Surgical techs in Colorado would be subjected to increased state regulation under a pair of bills proposed in the wake of a scandal involving a drug-addicted tech who stole fentanyl syringes and infected more than a dozen patients with hepatitis C.
State Reps. Sara Gagliardi and Debbie Benefield plan to introduce legislation that would require surgical techs to register with the state’s Department of Health and Department of Regulatory Agencies (DORA). Another measure would require healthcare facilities to report by name techs that are fired or disciplined for irresponsible behavior and check the state’s database of names to make sure potential hires haven’t been flagged because of past disciplinary actions or legal troubles.
The lawmakers were motivated to act after Kristen Diane Parker, a surgical tech who stole syringes of fentanyl while working at Rose Medical Center in Denver and Audubon Surgery Center in Colorado Springs, was sentenced on Feb. 24 to 30 years in federal prison. Ms.
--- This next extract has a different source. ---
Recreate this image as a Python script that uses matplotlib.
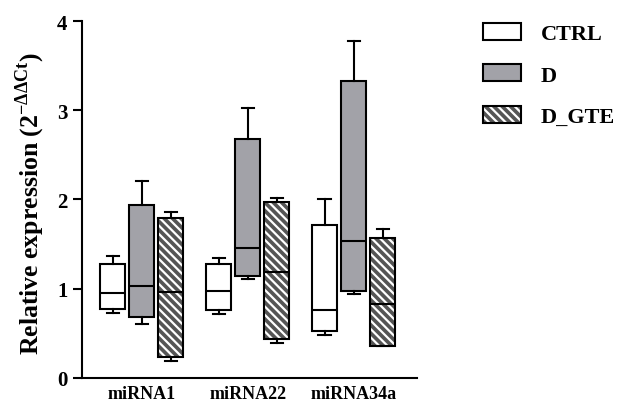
import matplotlib
matplotlib.use("Agg")
import matplotlib.pyplot as plt
from matplotlib.patches import Patch

plt.rcParams['font.family'] = ['Liberation Serif', 'DejaVu Serif']
plt.rcParams['font.weight'] = 'bold'
plt.rcParams['mathtext.fontset'] = 'custom'
plt.rcParams['mathtext.rm'] = 'Liberation Serif'
plt.rcParams['mathtext.bf'] = 'Liberation Serif:bold'
plt.rcParams['hatch.linewidth'] = 1.6

genes = ['miRNA1', 'miRNA22', 'miRNA34a']
groups = ['CTRL', 'D', 'D_GTE']

# per gene: [whislo, q1, median, q3, whishi]
ctrl = [[0.725, 0.77, 0.95, 1.27, 1.36],
        [0.714, 0.76, 0.97, 1.27, 1.34],
        [0.48, 0.527, 0.76, 1.71, 2.0]]
d = [[0.60, 0.677, 1.03, 1.94, 2.205],
     [1.107, 1.143, 1.457, 2.68, 3.03],
     [0.935, 0.969, 1.536, 3.33, 3.775]]
d_gte = [[0.19, 0.232, 0.957, 1.787, 1.854],
         [0.389, 0.434, 1.18, 1.966, 2.018],
         [0.359, 0.359, 0.823, 1.566, 1.664]]


def stats(rows):
    return [dict(whislo=r[0], q1=r[1], med=r[2], q3=r[3], whishi=r[4], fliers=[])
            for r in rows]


fig = plt.figure(figsize=(6.21, 4.02), dpi=100)
ax = fig.add_axes([0.132, 0.058, 0.539, 0.887])

offs = [-0.274, 0.0, 0.274]
w = 0.236
lp = dict(color='black', linewidth=1.5)
hatch = '\\\\\\\\'


def draw(data, off, face, hatch=None):
    pos = [i + off for i in range(len(genes))]
    if hatch:
        ax.bxp(stats(data), positions=pos, widths=w, patch_artist=True,
               showfliers=False, manage_ticks=False, showcaps=False,
               boxprops=dict(facecolor=face, edgecolor='white', hatch=hatch, linewidth=0),
               whiskerprops=dict(linewidth=0), medianprops=dict(linewidth=0))
    ax.bxp(stats(data), positions=pos, widths=w, patch_artist=True,
           showfliers=False, manage_ticks=False, capwidths=w * 0.5,
           boxprops=dict(facecolor='none' if hatch else face, edgecolor='black', linewidth=1.5),
           whiskerprops=lp, capprops=lp, medianprops=lp)


draw(ctrl, offs[0], 'white')
draw(d, offs[1], '#a2a2a8')
draw(d_gte, offs[2], '#555555', hatch=hatch)

ax.set_xlim(-0.566, 2.594)
ax.set_ylim(0, 4)
ax.set_yticks([0, 1, 2, 3, 4])
ax.set_xticks(range(len(genes)))
ax.set_xticklabels(genes, fontsize=13, fontweight='bold')
ax.tick_params(axis='x', length=0, pad=5)
ax.tick_params(axis='y', labelsize=15, width=1.5, length=6.5, pad=4)
for s in ['top', 'right']:
    ax.spines[s].set_visible(False)
for s in ['left', 'bottom']:
    ax.spines[s].set_linewidth(1.5)
ax.set_ylabel(r'Relative expression (2$^{-\Delta\Delta\mathrm{Ct}}$)', fontsize=18.5,
              fontweight='bold')
ax.yaxis.set_label_coords(-0.105, 0.49)

h_ctrl = Patch(facecolor='white', edgecolor='black', linewidth=1.5)
h_d = Patch(facecolor='#a2a2a8', edgecolor='black', linewidth=1.5)
h_gte = (Patch(facecolor='#555555', edgecolor='white', hatch=hatch, linewidth=0),
         Patch(facecolor='none', edgecolor='black', linewidth=1.5))
fig.legend(handles=[h_ctrl, h_d, h_gte], labels=groups, loc='upper left',
           bbox_to_anchor=(0.778, 0.94), frameon=False, fontsize=16,
           borderpad=0, borderaxespad=0, handlelength=1.7, handleheight=0.8,
           labelspacing=0.9, handletextpad=0.9)

fig.savefig('out.png', dpi=100)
Parker claimed to be unaware that she was infected with hepatitis C butadmitted to replacing stolen needles with used ones she had used to get high. Her actions forced about 6,000 patients to undergo testing for the incurable disease. To date, at least 18 infections have been linked to the 27-year-old former tech.
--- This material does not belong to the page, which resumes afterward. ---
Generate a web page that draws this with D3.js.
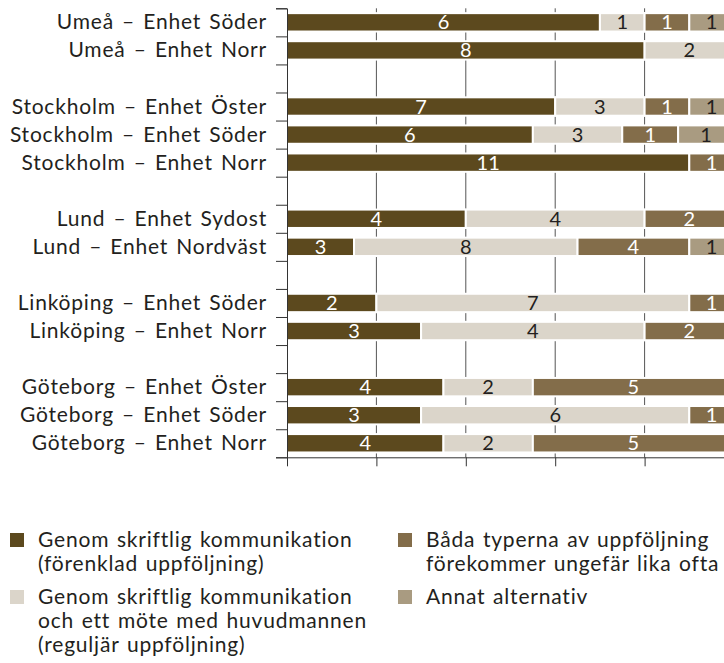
<!DOCTYPE html>
<html>
<head>
<meta charset="utf-8">
<script src="https://cdn.jsdelivr.net/npm/d3@7"></script>
<style>
  body { margin: 0; background: #fff; }
  svg { display: block; font-family: Lato, "Open Sans", sans-serif; }
</style>
</head>
<body>
<script>
// rows top to bottom, null = empty row between the cities
var categories = [
  "Umeå – Enhet Söder", "Umeå – Enhet Norr", null,
  "Stockholm – Enhet Öster", "Stockholm – Enhet Söder", "Stockholm – Enhet Norr", null,
  "Lund – Enhet Sydost", "Lund – Enhet Nordväst", null,
  "Linköping – Enhet Söder", "Linköping – Enhet Norr", null,
  "Göteborg – Enhet Öster", "Göteborg – Enhet Söder", "Göteborg – Enhet Norr"
];

// counts written in the bars
var forenklad = [6, 8, 7, 6, 11, 4, 3, 2, 3, 4, 3, 4];
var reguljar  = [1, 2, 3, 3, 0, 4, 8, 7, 4, 2, 6, 2];
var bada      = [1, 0, 1, 1, 1, 2, 4, 1, 2, 5, 1, 5];
var annat     = [1, 0, 1, 1, 0, 0, 1, 0, 0, 0, 0, 0];

// share of the bar (percent)
var forenkladPct = [70, 80, 60, 55, 90, 40, 15, 20, 30, 35, 30, 35];
var reguljarPct  = [10, 20, 20, 20, 0, 40, 50, 70, 50, 20, 60, 20];
var badaPct      = [10, 0, 10, 12.5, 10, 20, 25, 10, 20, 45, 10, 45];
var annatPct     = [10, 0, 10, 12.5, 0, 0, 10, 0, 0, 0, 0, 0];

var xTicks = [0, 20, 40, 60, 80, 100];

var seriesNames = [
  ["Genom skriftlig kommunikation", "(förenklad uppföljning)"],
  ["Genom skriftlig kommunikation", "och ett möte med huvudmannen", "(reguljär uppföljning)"],
  ["Båda typerna av uppföljning", "förekommer ungefär lika ofta"],
  ["Annat alternativ"]
];
var colors = ["#5c491e", "#dbd5ca", "#836d4a", "#a99b81"];
var labelColors = ["#fff", "#231f20", "#fff", "#231f20"];

var width = 724, height = 663;
var svg = d3.select("body").append("svg").attr("width", width).attr("height", height);

var keys = ["f", "r", "b", "a"];
var counts = [forenklad, reguljar, bada, annat];
var pcts = [forenkladPct, reguljarPct, badaPct, annatPct];

var rows = [];
var k = 0;
categories.forEach(function(c, i) {
  if (c === null) return;
  var row = { key: "r" + i, name: c, idx: k };
  keys.forEach(function(s, j) { row[s] = pcts[j][k]; });
  rows.push(row);
  k++;
});
var rowKeys = categories.map(function(c, i) { return "r" + i; });

var plotTop = 8.3, plotBottom = 457.3, plotLeft = 287;
var x = d3.scaleLinear().domain([0, 100]).range([plotLeft, 734]);
var pad = 0.345;
var y = d3.scaleBand().domain(rowKeys).range([plotTop, plotBottom]).paddingInner(pad).paddingOuter(pad / 2);
var yIdx = d3.scaleLinear().domain([0, categories.length]).range([plotTop, plotBottom]);

// grid
svg.append("g").selectAll("line")
  .data(xTicks.slice(1, -1))
  .enter().append("line")
  .attr("x1", function(d) { return x(d); }).attr("x2", function(d) { return x(d); })
  .attr("y1", plotTop).attr("y2", plotBottom)
  .attr("stroke", "#555").attr("stroke-width", 1);

var stack = d3.stack().keys(keys)(rows);

var layers = svg.append("g").selectAll("g")
  .data(stack)
  .enter().append("g")
  .attr("fill", function(d, i) { return colors[i]; });

layers.selectAll("rect")
  .data(function(d) { return d.filter(function(s) { return s[1] > s[0]; }); })
  .enter().append("rect")
  .attr("x", function(d) { return x(d[0]); })
  .attr("width", function(d) { return x(d[1]) - x(d[0]); })
  .attr("y", function(d) { return y(d.data.key); })
  .attr("height", y.bandwidth())
  .attr("stroke", "#fff").attr("stroke-width", 2);

stack.forEach(function(layer, j) {
  svg.append("g").selectAll("text")
    .data(layer.filter(function(s) { return counts[j][s.data.idx] > 0; }))
    .enter().append("text")
    .attr("x", function(d) { return (x(d[0]) + x(d[1])) / 2; })
    .attr("y", function(d) { return y(d.data.key) + y.bandwidth() / 2 + 7; })
    .attr("text-anchor", "middle")
    .attr("fill", labelColors[j])
    .style("font-size", "20px")
    .text(function(d) { return counts[j][d.data.idx]; });
});

// left axis: ticks between rows
svg.append("g")
  .attr("transform", "translate(" + plotLeft + ",0)")
  .call(d3.axisLeft(yIdx).ticks(categories.length).tickSize(11).tickFormat(""))
  .call(function(g) {
    g.select(".domain").attr("stroke", "#333");
    g.selectAll(".tick line").attr("stroke", "#333");
  });

// bottom axis
svg.append("g")
  .attr("transform", "translate(0," + plotBottom + ")")
  .call(d3.axisBottom(x).tickValues(xTicks).tickSize(9).tickSizeOuter(0).tickFormat(""))
  .call(function(g) {
    g.select(".domain").attr("stroke", "#333");
    g.selectAll(".tick line").attr("stroke", "#333");
  });

// category labels
svg.append("g").selectAll("text")
  .data(rows)
  .enter().append("text")
  .attr("x", 267)
  .attr("y", function(d) { return y(d.key) + y.bandwidth() / 2 + 7; })
  .attr("text-anchor", "end")
  .attr("fill", "#231f20")
  .style("font-size", "21px")
  .style("letter-spacing", "0.8px")
  .style("word-spacing", "2px")
  .text(function(d) { return d.name; });

// legend
var legendPos = [[10, 547], [10, 604], [398, 547], [398, 604]];
var lg = svg.append("g").selectAll("g")
  .data(seriesNames)
  .enter().append("g")
  .attr("transform", function(d, i) { return "translate(" + legendPos[i][0] + "," + legendPos[i][1] + ")"; });

lg.append("rect")
  .attr("x", 0).attr("y", -14).attr("width", 14).attr("height", 14)
  .attr("fill", function(d, i) { return colors[i]; });

lg.append("text")
  .attr("fill", "#231f20")
  .style("font-size", "21px")
  .style("letter-spacing", "0.8px")
  .style("word-spacing", "1.5px")
  .selectAll("tspan")
  .data(function(d) { return d; })
  .enter().append("tspan")
  .attr("x", 28)
  .attr("y", function(d, i) { return i * 24; })
  .text(function(d) { return d; });
</script>
</body>
</html>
Surgical techs are the only position on the surgical team not required by Colorado law or regulations to be competent, qualified or credentialed, says Catherine Sparkman, JD, director of government affairs for the American Association of Surgical Techs. Techs are currently required to be registered in Washington state and have title protection in Illinois, she says. In Indiana, Texas, South Carolina and Tennessee, STs must be graduates of accredited surgical technology programs and certified by a nationally accredited credentialing organization.
Tech credentialing legislation has been filed in 9 states and will be initiated in several more in 2011, according to Ms. Sparkman, who supports legislation that ensures hospitals and other healthcare facilities employ only appropriately educated and certified surgical techs.
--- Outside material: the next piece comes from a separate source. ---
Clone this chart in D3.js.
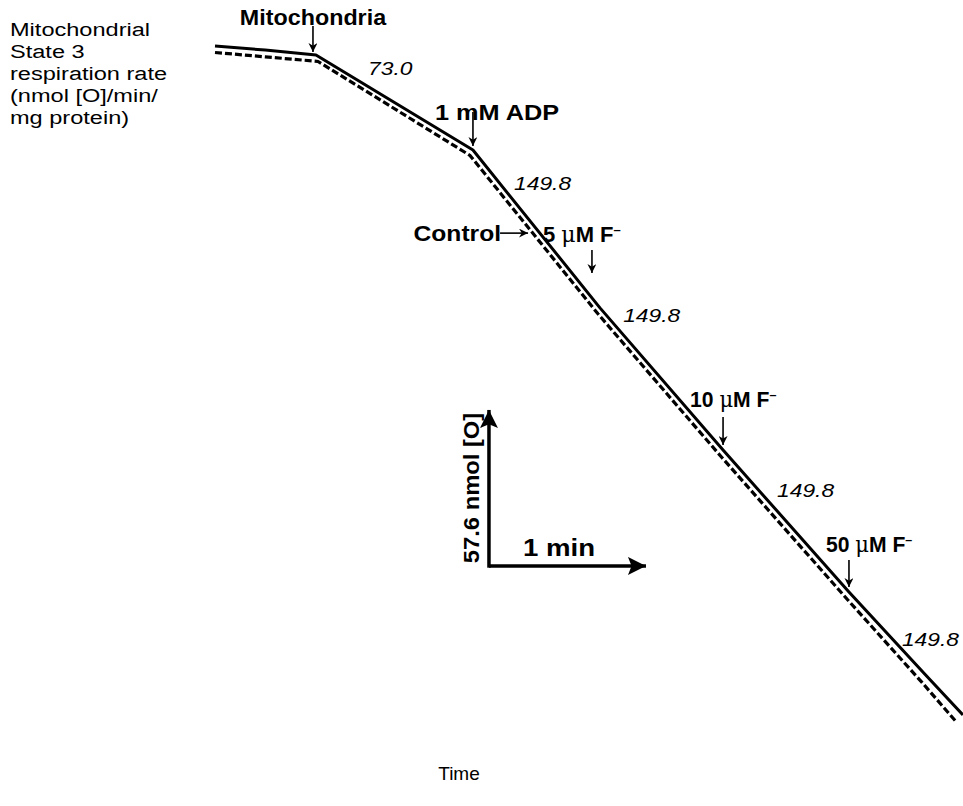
<!DOCTYPE html>
<html>
<head>
<meta charset="utf-8">
<script src="https://cdn.jsdelivr.net/npm/d3@7"></script>
<style>
  body { margin: 0; background: #fff; }
  text { font-family: "Liberation Sans", Arial, sans-serif; fill: #000; }
</style>
</head>
<body>
<script>
// trace data: time (min) vs. O2 consumed (nmol [O])
var solidT = [0, 0.32, 0.643, 1.643, 2.452, 3.236, 4.038, 4.522, 4.764];
var solidO = [0, 1.5, 3.3, 38.4, 96.7, 149.2, 201.6, 232.0, 247.0];
var dashT = [0, 0.32, 0.656, 1.624, 2.439, 3.223, 4.025, 4.503, 4.72];
var dashO = [2.4, 4.0, 5.7, 40.4, 98.9, 151.6, 204.2, 235.0, 249.5];

// additions (arrow tips on the trace)
var eventLabels = ["Mitochondria", "1 mM ADP", "5", "10", "50"];
var eventT = [0.624, 1.643, 2.401, 3.236, 4.038];
var eventO = [2.2, 36.9, 83.8, 147.3, 199.8];

// state 3 rates, nmol [O]/min/mg protein
var rateLabels = ["73.0", "149.8", "149.8", "149.8", "149.8"];
var rateT = [0.975, 1.905, 2.6, 3.58, 4.375];
var rateO = [10.7, 53, 102, 166.5, 221.5];

// scale bar
var barT = 1.745, barO = 192.0, barMin = 1, barNmol = 57.6;

var W = 963, H = 806;
var x = d3.scaleLinear().domain([0, 5]).range([215, 215 + 5 * 157]);
var y = d3.scaleLinear().domain([0, 300]).range([46, 46 + 300 * 2.708]);

var svg = d3.select("body").append("svg")
    .attr("width", W)
    .attr("height", H);

var defs = svg.append("defs");
defs.append("marker")
    .attr("id", "small")
    .attr("viewBox", "0 0 10 10")
    .attr("refX", 10).attr("refY", 5)
    .attr("markerWidth", 11).attr("markerHeight", 9)
    .attr("markerUnits", "userSpaceOnUse")
    .attr("orient", "auto")
    .append("path").attr("d", "M0,0 L10,5 L0,10 L3,5 Z").attr("fill", "#000");
defs.append("marker")
    .attr("id", "big")
    .attr("viewBox", "0 0 10 10")
    .attr("refX", 10).attr("refY", 5)
    .attr("markerWidth", 22).attr("markerHeight", 18)
    .attr("markerUnits", "userSpaceOnUse")
    .attr("orient", "auto")
    .append("path").attr("d", "M0,0 L10,5 L0,10 L2,5 Z").attr("fill", "#000");

var line = d3.line().x(d => x(d[0])).y(d => y(d[1]));

svg.append("path")
    .datum(d3.zip(dashT, dashO))
    .attr("d", line)
    .attr("fill", "none")
    .attr("stroke", "#000")
    .attr("stroke-width", 3.2)
    .attr("stroke-dasharray", "7,3");

svg.append("path")
    .datum(d3.zip(solidT, solidO))
    .attr("d", line)
    .attr("fill", "none")
    .attr("stroke", "#000")
    .attr("stroke-width", 3)
    .attr("stroke-linejoin", "round");

// stretched text helper (the original lettering is wide)
function label(px, py, str, size, weight, style, anchor, sx) {
    return svg.append("text")
        .attr("transform", "translate(" + px + "," + py + ") scale(" + sx + ",1)")
        .attr("text-anchor", anchor)
        .attr("font-size", size)
        .attr("font-weight", weight)
        .attr("font-style", style)
        .text(str);
}

// y label, top left
var yLines = ["Mitochondrial", "State 3", "respiration rate", "(nmol [O]/min/", "mg protein)"];
yLines.forEach(function(s, i) {
    label(10, 36 + i * 22, s, 19, "normal", "normal", "start", 1.24);
});

// event arrows + labels
var arrowLen = [26, 34, 23, 28, 27];
var textDx = [0, -38, -49, -33, -23];
var textDy = [-27, -26, -31, -38, -35];
var textSx = [1.06, 1.15, 1.0, 0.96, 0.96];
eventLabels.forEach(function(s, i) {
    var ex = x(eventT[i]), ey = y(eventO[i]);
    svg.append("line")
        .attr("x1", ex).attr("y1", ey - arrowLen[i])
        .attr("x2", ex).attr("y2", ey)
        .attr("stroke", "#000").attr("stroke-width", 1.6)
        .attr("marker-end", "url(#small)");
    if (i < 2) {
        label(ex + textDx[i], ey + textDy[i], s, 22, "bold", "normal", i == 0 ? "middle" : "start", textSx[i]);
    } else {
        var t = svg.append("text")
            .attr("transform", "translate(" + (ex + textDx[i]) + "," + (ey + textDy[i]) + ") scale(" + textSx[i] + ",1)")
            .attr("font-size", 22)
            .attr("font-weight", "bold");
        t.append("tspan").text(s + " ");
        t.append("tspan").attr("font-family", "'DejaVu Serif', serif").attr("font-weight", "normal").text("\u03bc");
        t.append("tspan").text("M F");
        t.append("tspan").attr("font-size", 13).attr("dy", -8).text("\u2013");
    }
});

// control arrow
var cx = x(1.994), cy = y(69.1);
label(cx - 27, cy + 8, "Control", 22, "bold", "normal", "end", 1.12);
svg.append("line")
    .attr("x1", cx - 28).attr("y1", cy)
    .attr("x2", cx).attr("y2", cy)
    .attr("stroke", "#000").attr("stroke-width", 1.6)
    .attr("marker-end", "url(#small)");

// rates
rateLabels.forEach(function(s, i) {
    label(x(rateT[i]), y(rateO[i]), s, 19, "normal", "italic", "start", 1.2);
});

// scale bar
var bx = x(barT), by = y(barO);
svg.append("line")
    .attr("x1", bx).attr("y1", by)
    .attr("x2", x(barT + barMin)).attr("y2", by)
    .attr("stroke", "#000").attr("stroke-width", 3.5)
    .attr("marker-end", "url(#big)");
svg.append("line")
    .attr("x1", bx).attr("y1", by + 1.75)
    .attr("x2", bx).attr("y2", y(barO - barNmol))
    .attr("stroke", "#000").attr("stroke-width", 3.5)
    .attr("marker-end", "url(#big)");
label(bx + 70, by - 10, barMin + " min", 23, "bold", "normal", "middle", 1.2);
svg.append("text")
    .attr("transform", "translate(" + (bx - 10) + "," + ((by + y(barO - barNmol)) / 2) + ") rotate(-90) scale(1.08,1)")
    .attr("text-anchor", "middle")
    .attr("font-size", 22)
    .attr("font-weight", "bold")
    .text(barNmol + " nmol [O]");

// x label
label(459, 780, "Time", 19, "normal", "normal", "middle", 1.0);
</script>
</body>
</html>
DORA, however, released a report in January that “found no evidence of widespread competency-related harm caused by surgical technologists… the current model, where employers determine the qualifications and competencies of the surgical technologists they employ, is sufficient to protect the public health, safety and welfare.”
Rep. Gagliardi says she hopes to work with DORA and representatives from Family Voices of Colorado — the grassroots organization that requested the DORA review — to help them understand that the registry is the right thing to do. A registered nurse, she expresses outrage over Ms. Parker’s violation of the trust patients put in their caregivers and says her recklessness went against everything healthcare professionals are trained to believe in: protecting patients. “The registry,” she says, “is another safety measure to let techs know we’re watching and that stealing medication is not easy to get away with.”